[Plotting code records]
========

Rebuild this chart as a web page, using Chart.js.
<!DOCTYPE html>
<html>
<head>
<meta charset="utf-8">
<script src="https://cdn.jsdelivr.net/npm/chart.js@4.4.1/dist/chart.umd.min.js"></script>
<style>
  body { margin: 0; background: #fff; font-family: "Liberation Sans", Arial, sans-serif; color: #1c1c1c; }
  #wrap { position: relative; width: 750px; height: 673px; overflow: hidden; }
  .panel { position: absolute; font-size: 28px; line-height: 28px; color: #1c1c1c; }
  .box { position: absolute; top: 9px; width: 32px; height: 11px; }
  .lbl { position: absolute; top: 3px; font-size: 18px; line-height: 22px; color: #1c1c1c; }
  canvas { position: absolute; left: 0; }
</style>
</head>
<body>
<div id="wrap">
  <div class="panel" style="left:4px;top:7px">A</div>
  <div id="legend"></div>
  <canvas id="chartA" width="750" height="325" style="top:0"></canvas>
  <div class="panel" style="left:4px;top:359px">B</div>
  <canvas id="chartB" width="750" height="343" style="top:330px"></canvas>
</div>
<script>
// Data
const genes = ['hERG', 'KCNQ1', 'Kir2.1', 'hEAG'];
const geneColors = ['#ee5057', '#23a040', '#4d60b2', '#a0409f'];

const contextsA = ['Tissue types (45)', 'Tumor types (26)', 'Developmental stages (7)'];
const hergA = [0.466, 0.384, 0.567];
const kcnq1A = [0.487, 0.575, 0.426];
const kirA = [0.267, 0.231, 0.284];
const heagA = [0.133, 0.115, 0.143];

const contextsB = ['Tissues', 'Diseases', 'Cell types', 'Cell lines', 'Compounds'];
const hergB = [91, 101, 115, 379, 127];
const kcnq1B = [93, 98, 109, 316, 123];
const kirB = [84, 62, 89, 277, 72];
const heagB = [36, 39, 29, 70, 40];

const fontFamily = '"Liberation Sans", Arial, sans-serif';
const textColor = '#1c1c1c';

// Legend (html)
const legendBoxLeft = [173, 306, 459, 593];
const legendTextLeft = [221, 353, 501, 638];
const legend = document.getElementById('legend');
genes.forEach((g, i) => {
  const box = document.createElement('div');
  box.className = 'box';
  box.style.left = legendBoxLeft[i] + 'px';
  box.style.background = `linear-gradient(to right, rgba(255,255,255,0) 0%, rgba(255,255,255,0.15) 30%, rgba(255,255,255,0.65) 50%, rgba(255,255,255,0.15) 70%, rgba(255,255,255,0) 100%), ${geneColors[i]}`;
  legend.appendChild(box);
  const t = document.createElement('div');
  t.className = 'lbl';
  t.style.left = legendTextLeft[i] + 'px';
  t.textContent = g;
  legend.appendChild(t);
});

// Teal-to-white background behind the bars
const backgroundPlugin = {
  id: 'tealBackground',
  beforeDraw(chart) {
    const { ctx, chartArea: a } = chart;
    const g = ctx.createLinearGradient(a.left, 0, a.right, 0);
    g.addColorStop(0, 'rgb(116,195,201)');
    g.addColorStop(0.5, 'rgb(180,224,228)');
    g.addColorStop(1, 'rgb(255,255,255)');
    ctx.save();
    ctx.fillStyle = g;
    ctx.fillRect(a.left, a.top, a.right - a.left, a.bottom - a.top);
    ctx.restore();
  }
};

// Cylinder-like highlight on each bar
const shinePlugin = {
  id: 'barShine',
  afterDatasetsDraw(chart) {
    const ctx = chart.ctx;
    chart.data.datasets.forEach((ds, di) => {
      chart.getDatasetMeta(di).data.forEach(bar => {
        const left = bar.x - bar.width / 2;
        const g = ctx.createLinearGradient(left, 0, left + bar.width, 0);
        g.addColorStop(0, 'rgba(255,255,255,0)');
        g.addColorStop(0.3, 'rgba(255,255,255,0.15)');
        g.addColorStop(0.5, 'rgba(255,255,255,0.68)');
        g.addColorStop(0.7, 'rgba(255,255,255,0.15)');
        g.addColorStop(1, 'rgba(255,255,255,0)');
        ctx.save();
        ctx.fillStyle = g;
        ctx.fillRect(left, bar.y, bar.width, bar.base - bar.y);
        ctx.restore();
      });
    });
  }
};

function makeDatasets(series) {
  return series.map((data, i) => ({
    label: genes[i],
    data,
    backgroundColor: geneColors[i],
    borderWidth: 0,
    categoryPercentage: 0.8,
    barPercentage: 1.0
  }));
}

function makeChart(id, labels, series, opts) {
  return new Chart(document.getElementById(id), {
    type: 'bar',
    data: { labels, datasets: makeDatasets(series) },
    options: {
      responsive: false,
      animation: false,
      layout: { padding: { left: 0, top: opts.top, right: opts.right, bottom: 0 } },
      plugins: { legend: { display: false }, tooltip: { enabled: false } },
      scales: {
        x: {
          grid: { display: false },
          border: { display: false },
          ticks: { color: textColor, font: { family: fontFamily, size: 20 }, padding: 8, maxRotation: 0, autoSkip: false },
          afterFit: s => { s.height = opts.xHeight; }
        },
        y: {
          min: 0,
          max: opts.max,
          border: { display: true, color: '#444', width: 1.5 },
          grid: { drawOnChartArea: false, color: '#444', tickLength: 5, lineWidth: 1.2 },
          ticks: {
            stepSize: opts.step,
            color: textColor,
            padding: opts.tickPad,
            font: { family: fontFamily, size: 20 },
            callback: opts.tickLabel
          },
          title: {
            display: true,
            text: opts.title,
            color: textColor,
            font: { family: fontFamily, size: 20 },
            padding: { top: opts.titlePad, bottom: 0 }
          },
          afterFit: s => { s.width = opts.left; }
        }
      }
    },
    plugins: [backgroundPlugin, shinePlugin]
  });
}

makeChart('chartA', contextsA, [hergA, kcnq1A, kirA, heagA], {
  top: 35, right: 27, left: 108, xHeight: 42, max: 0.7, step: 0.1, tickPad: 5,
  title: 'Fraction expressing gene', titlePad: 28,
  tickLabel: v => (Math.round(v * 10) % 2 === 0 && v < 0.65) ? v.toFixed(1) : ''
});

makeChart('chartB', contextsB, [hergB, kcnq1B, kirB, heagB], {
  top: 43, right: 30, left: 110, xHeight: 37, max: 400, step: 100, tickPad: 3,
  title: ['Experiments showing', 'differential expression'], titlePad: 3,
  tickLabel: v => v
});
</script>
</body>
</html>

========

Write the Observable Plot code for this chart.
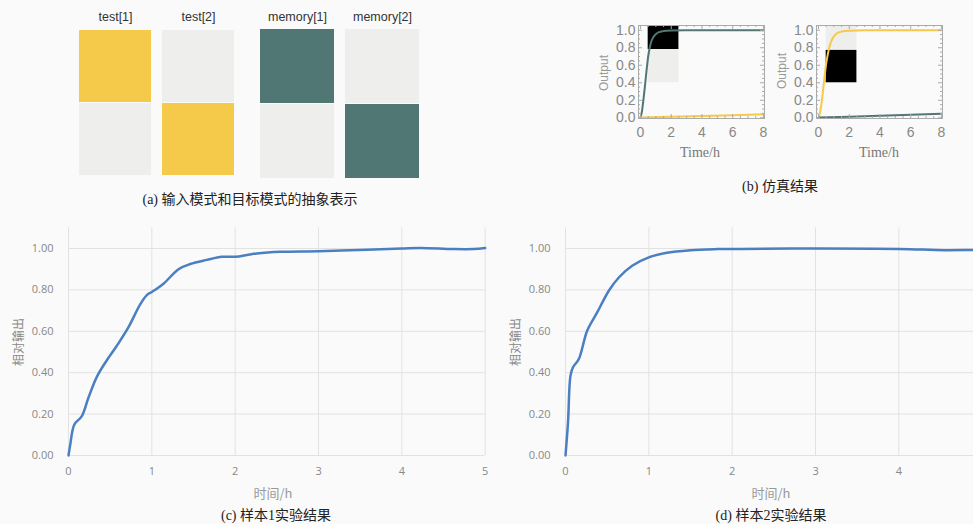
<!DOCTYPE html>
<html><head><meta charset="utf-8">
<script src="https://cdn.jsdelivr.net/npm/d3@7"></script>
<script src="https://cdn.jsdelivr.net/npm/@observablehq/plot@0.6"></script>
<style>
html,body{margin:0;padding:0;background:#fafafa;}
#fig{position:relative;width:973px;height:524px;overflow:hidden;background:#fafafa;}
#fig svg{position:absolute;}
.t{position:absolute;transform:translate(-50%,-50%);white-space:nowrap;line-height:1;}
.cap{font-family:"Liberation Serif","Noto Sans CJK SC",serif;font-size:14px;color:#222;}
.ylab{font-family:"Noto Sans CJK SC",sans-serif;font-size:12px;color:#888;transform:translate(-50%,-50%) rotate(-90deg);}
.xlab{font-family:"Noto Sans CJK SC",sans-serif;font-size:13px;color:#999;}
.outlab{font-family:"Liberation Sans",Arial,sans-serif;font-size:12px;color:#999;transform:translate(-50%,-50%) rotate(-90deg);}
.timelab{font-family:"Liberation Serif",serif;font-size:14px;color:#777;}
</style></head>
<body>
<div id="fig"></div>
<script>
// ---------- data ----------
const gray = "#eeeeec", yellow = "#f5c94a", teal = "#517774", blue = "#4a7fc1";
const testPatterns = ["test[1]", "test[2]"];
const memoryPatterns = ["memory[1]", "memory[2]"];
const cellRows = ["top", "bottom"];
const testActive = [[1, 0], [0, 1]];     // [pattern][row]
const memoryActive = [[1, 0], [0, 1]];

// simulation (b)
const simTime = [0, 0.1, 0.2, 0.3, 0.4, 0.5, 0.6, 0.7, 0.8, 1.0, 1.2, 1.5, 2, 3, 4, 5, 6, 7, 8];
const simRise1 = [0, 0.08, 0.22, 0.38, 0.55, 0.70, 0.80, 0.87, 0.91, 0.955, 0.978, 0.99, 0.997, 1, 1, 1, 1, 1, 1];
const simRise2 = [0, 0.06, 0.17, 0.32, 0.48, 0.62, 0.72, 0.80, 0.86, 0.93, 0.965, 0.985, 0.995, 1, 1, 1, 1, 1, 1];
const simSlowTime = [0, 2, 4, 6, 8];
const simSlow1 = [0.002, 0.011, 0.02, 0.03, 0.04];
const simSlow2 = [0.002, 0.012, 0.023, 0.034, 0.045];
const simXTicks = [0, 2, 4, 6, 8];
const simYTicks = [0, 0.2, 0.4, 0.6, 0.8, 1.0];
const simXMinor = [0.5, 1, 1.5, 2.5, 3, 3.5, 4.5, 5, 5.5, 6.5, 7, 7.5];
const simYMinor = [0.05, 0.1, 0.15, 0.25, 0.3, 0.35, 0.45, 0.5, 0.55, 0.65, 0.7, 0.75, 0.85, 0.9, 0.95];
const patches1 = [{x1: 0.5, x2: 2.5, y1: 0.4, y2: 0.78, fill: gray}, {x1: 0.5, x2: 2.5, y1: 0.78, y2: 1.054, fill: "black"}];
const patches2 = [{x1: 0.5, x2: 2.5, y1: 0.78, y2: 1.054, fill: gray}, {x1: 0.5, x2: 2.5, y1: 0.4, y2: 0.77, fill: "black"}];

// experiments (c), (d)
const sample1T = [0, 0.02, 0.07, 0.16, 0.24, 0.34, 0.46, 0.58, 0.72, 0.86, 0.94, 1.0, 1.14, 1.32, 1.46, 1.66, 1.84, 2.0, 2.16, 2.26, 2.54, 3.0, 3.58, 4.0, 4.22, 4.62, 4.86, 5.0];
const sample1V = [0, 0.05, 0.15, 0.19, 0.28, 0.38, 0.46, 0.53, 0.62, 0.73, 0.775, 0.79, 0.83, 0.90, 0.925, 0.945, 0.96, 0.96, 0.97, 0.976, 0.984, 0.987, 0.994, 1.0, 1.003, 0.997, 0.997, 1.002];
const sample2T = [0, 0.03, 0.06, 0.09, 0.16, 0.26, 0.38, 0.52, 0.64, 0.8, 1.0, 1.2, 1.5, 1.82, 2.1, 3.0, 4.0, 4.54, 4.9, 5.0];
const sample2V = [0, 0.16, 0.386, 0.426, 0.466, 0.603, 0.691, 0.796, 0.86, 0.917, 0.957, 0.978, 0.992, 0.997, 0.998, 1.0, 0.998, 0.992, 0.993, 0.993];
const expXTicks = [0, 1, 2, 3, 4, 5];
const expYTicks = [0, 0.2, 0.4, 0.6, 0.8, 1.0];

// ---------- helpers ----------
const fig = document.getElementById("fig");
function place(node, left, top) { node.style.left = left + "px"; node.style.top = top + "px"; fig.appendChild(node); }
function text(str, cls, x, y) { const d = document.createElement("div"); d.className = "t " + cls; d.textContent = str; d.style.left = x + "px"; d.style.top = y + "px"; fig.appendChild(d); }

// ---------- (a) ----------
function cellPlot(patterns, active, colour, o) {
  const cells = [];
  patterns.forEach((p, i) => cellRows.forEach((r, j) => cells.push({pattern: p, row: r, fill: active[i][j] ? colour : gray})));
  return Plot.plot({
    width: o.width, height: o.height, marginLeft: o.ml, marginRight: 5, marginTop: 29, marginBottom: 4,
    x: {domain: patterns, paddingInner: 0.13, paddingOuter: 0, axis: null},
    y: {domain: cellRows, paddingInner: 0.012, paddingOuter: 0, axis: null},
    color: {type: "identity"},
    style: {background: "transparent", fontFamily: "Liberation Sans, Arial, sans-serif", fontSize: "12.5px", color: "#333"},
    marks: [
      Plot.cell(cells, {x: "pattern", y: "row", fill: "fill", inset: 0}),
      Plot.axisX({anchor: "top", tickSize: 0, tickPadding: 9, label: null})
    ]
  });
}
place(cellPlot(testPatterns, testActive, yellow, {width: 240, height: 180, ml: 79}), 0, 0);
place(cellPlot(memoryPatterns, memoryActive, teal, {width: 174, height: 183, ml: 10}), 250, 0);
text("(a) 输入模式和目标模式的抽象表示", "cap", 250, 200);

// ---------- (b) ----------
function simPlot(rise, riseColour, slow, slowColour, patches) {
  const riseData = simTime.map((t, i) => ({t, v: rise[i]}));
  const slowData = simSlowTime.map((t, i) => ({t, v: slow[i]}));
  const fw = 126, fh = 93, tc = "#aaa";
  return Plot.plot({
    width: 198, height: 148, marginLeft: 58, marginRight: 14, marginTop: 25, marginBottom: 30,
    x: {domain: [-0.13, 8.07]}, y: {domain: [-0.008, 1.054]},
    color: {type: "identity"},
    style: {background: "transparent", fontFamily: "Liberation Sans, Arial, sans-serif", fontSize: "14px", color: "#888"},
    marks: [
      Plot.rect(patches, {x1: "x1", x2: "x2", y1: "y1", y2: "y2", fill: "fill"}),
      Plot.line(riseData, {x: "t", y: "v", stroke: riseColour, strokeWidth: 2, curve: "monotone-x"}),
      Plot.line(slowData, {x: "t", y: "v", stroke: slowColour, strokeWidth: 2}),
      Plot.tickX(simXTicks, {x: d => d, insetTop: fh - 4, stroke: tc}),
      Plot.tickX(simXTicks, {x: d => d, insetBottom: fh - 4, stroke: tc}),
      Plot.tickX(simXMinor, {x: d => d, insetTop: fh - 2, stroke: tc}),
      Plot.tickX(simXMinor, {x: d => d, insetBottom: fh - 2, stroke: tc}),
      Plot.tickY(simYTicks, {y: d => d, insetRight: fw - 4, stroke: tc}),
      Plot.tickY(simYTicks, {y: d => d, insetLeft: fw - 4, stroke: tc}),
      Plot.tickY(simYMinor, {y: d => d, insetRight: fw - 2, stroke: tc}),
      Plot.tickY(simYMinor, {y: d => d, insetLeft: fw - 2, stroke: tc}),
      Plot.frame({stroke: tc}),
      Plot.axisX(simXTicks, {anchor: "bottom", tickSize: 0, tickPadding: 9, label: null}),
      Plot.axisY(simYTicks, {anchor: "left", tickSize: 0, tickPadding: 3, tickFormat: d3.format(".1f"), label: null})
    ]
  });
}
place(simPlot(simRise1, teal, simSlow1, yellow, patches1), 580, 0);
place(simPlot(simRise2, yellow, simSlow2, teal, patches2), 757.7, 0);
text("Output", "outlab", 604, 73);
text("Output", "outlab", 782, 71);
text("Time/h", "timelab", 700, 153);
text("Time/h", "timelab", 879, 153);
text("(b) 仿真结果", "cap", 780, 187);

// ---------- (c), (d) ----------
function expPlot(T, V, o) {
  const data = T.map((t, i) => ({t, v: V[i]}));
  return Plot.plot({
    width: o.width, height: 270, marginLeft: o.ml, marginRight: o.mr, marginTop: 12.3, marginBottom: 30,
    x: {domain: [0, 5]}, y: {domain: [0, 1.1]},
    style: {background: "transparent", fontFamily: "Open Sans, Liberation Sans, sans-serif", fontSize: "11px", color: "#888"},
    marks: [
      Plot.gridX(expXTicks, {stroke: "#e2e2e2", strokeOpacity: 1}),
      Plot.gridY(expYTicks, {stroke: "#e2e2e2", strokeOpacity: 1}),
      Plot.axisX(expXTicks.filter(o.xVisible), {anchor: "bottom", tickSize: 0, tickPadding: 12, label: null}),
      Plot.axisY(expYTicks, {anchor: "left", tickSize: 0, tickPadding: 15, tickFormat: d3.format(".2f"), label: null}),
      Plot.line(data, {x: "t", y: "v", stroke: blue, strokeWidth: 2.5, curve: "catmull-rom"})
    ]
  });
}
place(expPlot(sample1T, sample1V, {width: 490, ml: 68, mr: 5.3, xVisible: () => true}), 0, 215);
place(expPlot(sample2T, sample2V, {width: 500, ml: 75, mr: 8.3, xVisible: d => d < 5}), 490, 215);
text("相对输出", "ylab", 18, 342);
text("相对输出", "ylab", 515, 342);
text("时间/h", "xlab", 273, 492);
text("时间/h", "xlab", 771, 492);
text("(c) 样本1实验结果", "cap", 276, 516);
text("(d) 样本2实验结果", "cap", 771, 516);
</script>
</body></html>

========

- **Exercise prompt**
Working from the data above, extract solely the lines from the one containing "Rebuild this chart" through the one containing "const geneColors = ['#ee5057', '#23a040', '#4d60b2', '#a0409f'];", exactly as they appear, both included.

- **Output**
Rebuild this chart as a web page, using Chart.js.
<!DOCTYPE html>
<html>
<head>
<meta charset="utf-8">
<script src="https://cdn.jsdelivr.net/npm/chart.js@4.4.1/dist/chart.umd.min.js"></script>
<style>
  body { margin: 0; background: #fff; font-family: "Liberation Sans", Arial, sans-serif; color: #1c1c1c; }
  #wrap { position: relative; width: 750px; height: 673px; overflow: hidden; }
  .panel { position: absolute; font-size: 28px; line-height: 28px; color: #1c1c1c; }
  .box { position: absolute; top: 9px; width: 32px; height: 11px; }
  .lbl { position: absolute; top: 3px; font-size: 18px; line-height: 22px; color: #1c1c1c; }
  canvas { position: absolute; left: 0; }
</style>
</head>
<body>
<div id="wrap">
  <div class="panel" style="left:4px;top:7px">A</div>
  <div id="legend"></div>
  <canvas id="chartA" width="750" height="325" style="top:0"></canvas>
  <div class="panel" style="left:4px;top:359px">B</div>
  <canvas id="chartB" width="750" height="343" style="top:330px"></canvas>
</div>
<script>
// Data
const genes = ['hERG', 'KCNQ1', 'Kir2.1', 'hEAG'];
const geneColors = ['#ee5057', '#23a040', '#4d60b2', '#a0409f'];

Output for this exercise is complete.